There are times when it’s useful to see multiple values of a dataset in context in order to visually represent data relationships so as to magnify differences or to show patterns hidden within the data that summary statistics don’t reveal. In the graphic represented above, the variable sepal length, sepal width, petal length and petal width are compared with three species of irises (the key is not listed in the graphic). Colors are used to represent the different species, allowing us to compare differences across species for a particular combination of variables. Consider the values encoded in the second square from the top right, where sepal length is compared with petal length. Values for petal length are encoded across the bottom; values for sepal length are encoded on the right hand side of the graphic. We can observe that the green and blue species are well matched, although the blue species has longer petals in the main. The petal length for the red species, however, remain markedly the same, and vary only in the lower half of sepal length values.

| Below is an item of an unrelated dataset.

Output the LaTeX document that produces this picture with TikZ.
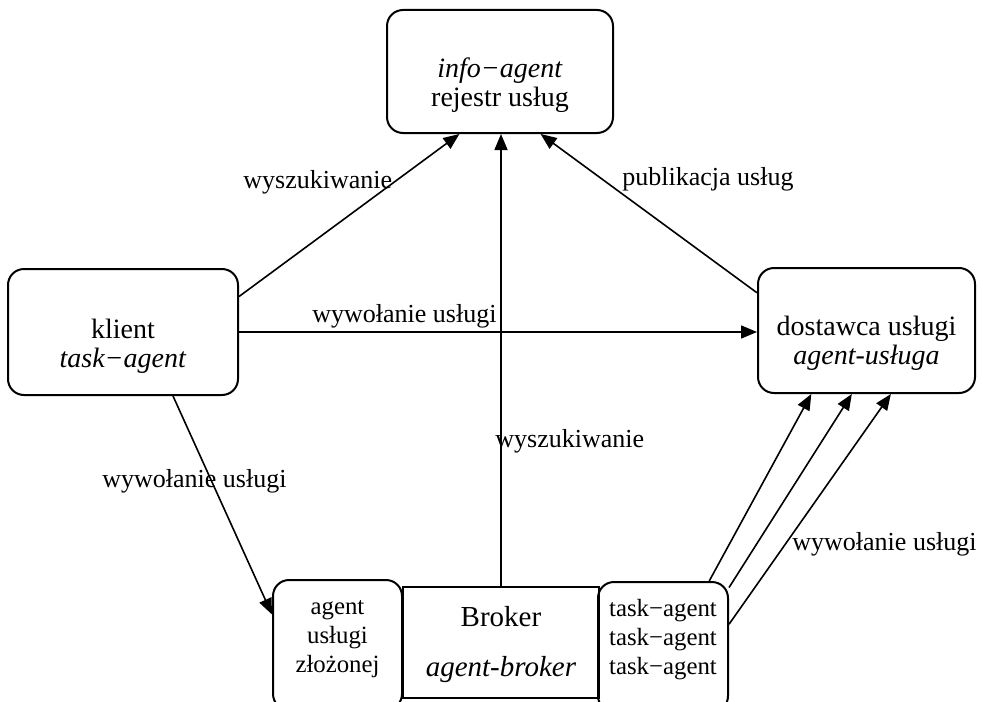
\documentclass[tikz,border=0pt]{standalone}
\usepackage{fontspec}
\setmainfont{Liberation Serif}
\usetikzlibrary{arrows.meta,calc}
\tikzset{
  rbox/.style={draw,line width=1pt,rounded corners=8pt,inner sep=0pt},
  mtxt/.style={align=center,inner sep=0pt,font=\fontsize{14}{14.5}\selectfont},
  stxt/.style={align=center,inner sep=0pt,font=\fontsize{12.4}{14.5}\selectfont},
  lbl/.style={anchor=base west,inner sep=0pt,font=\fontsize{13}{15}\selectfont},
  arr/.style={line width=0.8pt,-{Triangle[length=8pt,width=6.5pt]}}
}

\begin{document}
\begin{tikzpicture}[x=0.5pt,y=-0.5pt]
	\clip (0,0) rectangle (983,701);
	% boxes
	\node[rbox,minimum width=113pt,minimum height=61.5pt] (info) at (500,71.5) {};
	\node[mtxt] (infotxt) at (500,85) {\textit{info−agent}\\rejestr usług};
	\node[rbox,minimum width=115pt,minimum height=63pt] (klient) at (123,332) {};
	\node[mtxt] (klienttxt) at (123,346) {klient\\\textit{task−agent}};
	\node[rbox,minimum width=108.5pt,minimum height=62.5pt] (dostawca) at (866.5,330.5) {};
	\node[mtxt] (dostawcatxt) at (866.5,343.5) {dostawca usługi\\\textit{agent-usługa}};
	\node[rbox,minimum width=64.5pt,minimum height=65pt] (zlozony) at (337.5,645) {};
	\node[stxt] (zlozonytxt) at (337.5,639) {agent\\usługi\\złożonej};
	\node[draw,line width=1pt,minimum width=98pt,minimum height=55.5pt] (broker) at (501,642.5) {};
	\node[align=center,inner sep=0pt,font=\fontsize{14.5}{25}\selectfont] (brokertxt) at (501,645) {Broker\\\textit{agent-broker}};
	\node[rbox,minimum width=65pt,minimum height=65pt] (task) at (663,647) {};
	\node[stxt] (tasktxt) at (663,640) {task−agent\\task−agent\\task−agent};
	% connectors
	\draw[arr] (klient.17) -- (info.237);
	\draw[arr] (broker.north) -- (broker.north |- info.south);
	\draw[arr] (dostawca.161) -- (info.303);
	\draw[arr] (klient.east) -- (dostawca.west |- klient.east);
	\draw[arr] (klient.308) -- (zlozony.155);
	\draw[arr] (task.55) -- (dostawca.229);
	\draw[arr] (task.42) -- (dostawca.257);
	\draw[arr] (task.19) -- (dostawca.291);
	% labels
	\node[lbl] (l1) at (243,188) {wyszukiwanie};
	\node[lbl] (l2) at (622,185) {publikacja usług};
	\node[lbl] (l3) at (312,322) {wywołanie usługi};
	\node[lbl] (l4) at (495,447) {wyszukiwanie};
	\node[lbl] (l5) at (102,487) {wywołanie usługi};
	\node[lbl] (l6) at (792,550) {wywołanie usługi};
\end{tikzpicture}
\end{document}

As an exercise, imagine fitting a regression line to each of these individual. What would you make of the relationship between sepal length and sepal width?
The R code for generating the plot is:
pairs(iris[1:4], main = “Anderson’s Iris Data — 3 species”, pch = 21, bg = c(“red”, “green3”, “blue”)[unclass(iris$Species)] )
and uses the iris dataset included with the R standard distribution. Here colors include the species, as well as proving the spirit of APL is alive and well.